Wyclif's translation of the Bible was a great event, for it was the first which was made in English, although parts of the Bible had been translated into the Saxon tongue between the seventh and eleventh centuries. He had no predecessor in that vast work, and he labored amid innumerable obstacles. It was not a translation from the original Greek and Hebrew, for but little was known of either language in the fourteenth century: not until the fall of Constantinople into the hands of the Turks was Greek or Hebrew studied; so the translation was made from the Latin Vulgate of St. Jerome. The version of Wyclif, besides its transcendent value to the people, now able to read the Bible in their own language (before a sealed book, except to the clergy and the learned), gave form and richness to the English language. To what extent Wyclif was indebted to the labors of other men it is not easy to determine; but there is little doubt that, whatever aid he received, the whole work was under his supervision.
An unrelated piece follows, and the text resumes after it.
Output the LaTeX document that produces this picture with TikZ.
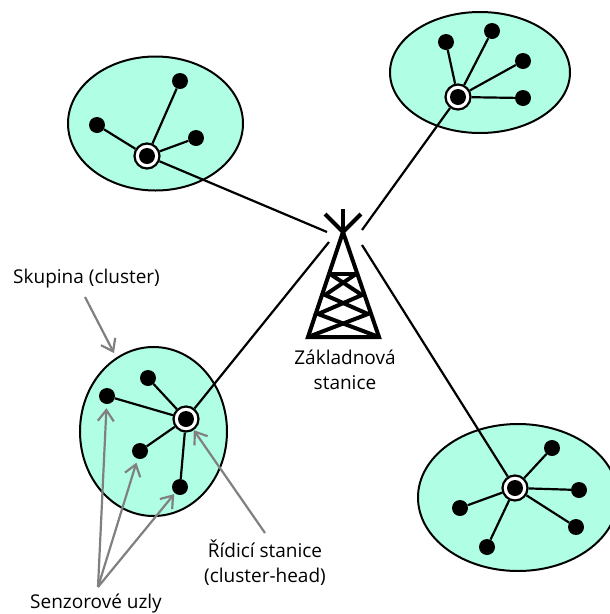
\documentclass[tikz,border=0pt]{standalone}
\usepackage{fontspec}
\setmainfont{Open Sans}
\usetikzlibrary{arrows.meta}
\usetikzlibrary{shapes.geometric}
\definecolor{clusterfill}{RGB}{176,255,228}
\definecolor{notegray}{RGB}{128,128,128}
\tikzset{
  cluster/.style={ellipse,draw,line width=2pt,fill=clusterfill,inner sep=0pt},
  sensor/.style={circle,fill=black,inner sep=0pt,minimum size=16pt},
  head/.style={circle,draw,line width=2.2pt,fill=white,inner sep=0pt,minimum size=25pt},
  headdot/.style={circle,fill=black,inner sep=0pt,minimum size=16pt},
  link/.style={draw=black,line width=2.2pt},
  tower/.style={draw=black,line width=4pt},
  note/.style={draw=notegray,line width=2.2pt,-{Straight Barb[length=11pt,width=16pt,line width=2.2pt]}},
  label/.style={align=center,font=\fontsize{19}{25}\selectfont,inner sep=0pt}
}
\begin{document}
\begin{tikzpicture}[x=1pt,y=-1pt]
    \useasboundingbox (0,0) rectangle (610,614);

    % clusters
    \node[cluster,minimum width=175pt,minimum height=134pt] (CA) at (155.5,123.5) {};
    \node[cluster,minimum width=180pt,minimum height=121pt] (CB) at (480,72.5) {};
    \node[cluster,minimum width=147pt,minimum height=169pt] (CC) at (153.5,431.5) {};
    \node[cluster,minimum width=200pt,minimum height=147pt] (CD) at (518,497.5) {};

    % stations
    \node[head] (HA) at (147,156) {};
    \node[head] (HB) at (458,97) {};
    \node[head] (HC) at (186,419) {};
    \node[head] (HD) at (515,488) {};
    \node[headdot] (DA) at (HA) {};
    \node[headdot] (DB) at (HB) {};
    \node[headdot] (DC) at (HC) {};
    \node[headdot] (DD) at (HD) {};

    % sensors
    \node[sensor] (A1) at (180,81) {};
    \node[sensor] (A2) at (97,125) {};
    \node[sensor] (A3) at (196,138) {};
    \node[sensor] (B1) at (446,42) {};
    \node[sensor] (B2) at (492,31) {};
    \node[sensor] (B3) at (523,61) {};
    \node[sensor] (B4) at (523,98) {};
    \node[sensor] (C1) at (148,378) {};
    \node[sensor] (C2) at (107,396) {};
    \node[sensor] (C3) at (140,451) {};
    \node[sensor] (C4) at (180,487) {};
    \node[sensor] (D1) at (552,448) {};
    \node[sensor] (D2) at (579,490) {};
    \node[sensor] (D3) at (576,527) {};
    \node[sensor] (D4) at (487,547) {};
    \node[sensor] (D5) at (460,508) {};

    \path[-] (HA) edge[link] (A1);
    \path[-] (HA) edge[link] (A2);
    \path[-] (HA) edge[link] (A3);
    \path[-] (HB) edge[link] (B1);
    \path[-] (HB) edge[link] (B2);
    \path[-] (HB) edge[link] (B3);
    \path[-] (HB) edge[link] (B4);
    \path[-] (HC) edge[link] (C1);
    \path[-] (HC) edge[link] (C2);
    \path[-] (HC) edge[link] (C3);
    \path[-] (HC) edge[link] (C4);
    \path[-] (HD) edge[link] (D1);
    \path[-] (HD) edge[link] (D2);
    \path[-] (HD) edge[link] (D3);
    \path[-] (HD) edge[link] (D4);
    \path[-] (HD) edge[link] (D5);

    % links to the tower
    \coordinate (TA) at (327,232);
    \coordinate (TB) at (362,230);
    \coordinate (TC) at (329,242);
    \coordinate (TD) at (362,245);
    \path[-] (HA) edge[link] (TA);
    \path[-] (HB) edge[link] (TB);
    \path[-] (HC) edge[link] (TC);
    \path[-] (HD) edge[link] (TD);

    % tower
    \draw[tower] (343,209) -- (343,232);
    \draw[tower] (325,214) -- (343,232) -- (361,214);
    \draw[tower] (308,337) -- (343,232) -- (379,337) -- cycle;
    \draw[tower] (330,274) -- (356,274);
    \draw[tower] (330,274) -- (362,295) -- (318,314) -- (379,337);
    \draw[tower] (356,274) -- (325,295) -- (368,314) -- (308,337);

    % labels
    \node[label,anchor=west] (skupina) at (13,279) {Skupina (cluster)};
    \node[label] (zakladna) at (345,370) {Základnová\\stanice};
    \node[label] (ridici) at (265,563) {Řídicí stanice\\(cluster-head)};
    \node[label] (senzory) at (96,603) {Senzorové uzly};

    % notes
    \coordinate (NS) at (98,587);
    \coordinate (NK) at (85,297);
    \coordinate (NK2) at (114,353);
    \coordinate (NR) at (265,533);
    \draw[note] (NK) -- (NK2);
    \draw[note] (NR) -- (HC);
    \draw[note,shorten >=4pt] (NS) -- (C2);
    \draw[note,shorten >=4pt] (NS) -- (C3);
    \draw[note,shorten >=1pt] (NS) -- (C4);
  \end{tikzpicture}
\end{document}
Of course it was not printed, for printing was not then discovered; but the manuscripts of the version were very numerous, and they are to-day to be found in the great public libraries of England, and even in many private collections.
Considering that the Latin Vulgate has ever been held in supreme veneration by the Catholic Church in all ages and countries, by popes, bishops, abbots, and schoolmen; that no jealousy existed as to the reading of it by the clergy generally; that in fact it was not a sealed book to the learned classes, and was regarded universally as the highest authority in matters of faith and morals,—it seems strange that so violent an opposition should have been made to its translation into vernacular tongues, and to its circulation among the people. Wyclif's translation was regarded as an act of sacrilege, worthy of condemnation and punishment. So furious was the outcry against him, as an audacious violator who dared to touch the sacred ark with unconsecrated hands, that even a bill was brought into the House of Lords forbidding the perusal of the Bible by the laity, and it would have been passed but for John of Gaunt. At a convocation of bishops and clerical dignitaries held in St. Paul's, in 1408, it was decreed as heresy to read the Bible in English,—to be punished by excommunication. The version of Wyclif and all other translations into English were utterly prohibited under the severest penalties. Fines, imprisonment, and martyrdom were inflicted on those who were guilty of so foul a crime as the reading or possession of the Scriptures in the vernacular tongue. This is one of the gravest charges ever made against the Catholic Church. This absurd and cruel persecution alone made the Reformation a necessity, even as the translation of the Bible prepared the way for the Reformation. The translation of the Scriptures and the Reformation are indissolubly linked together.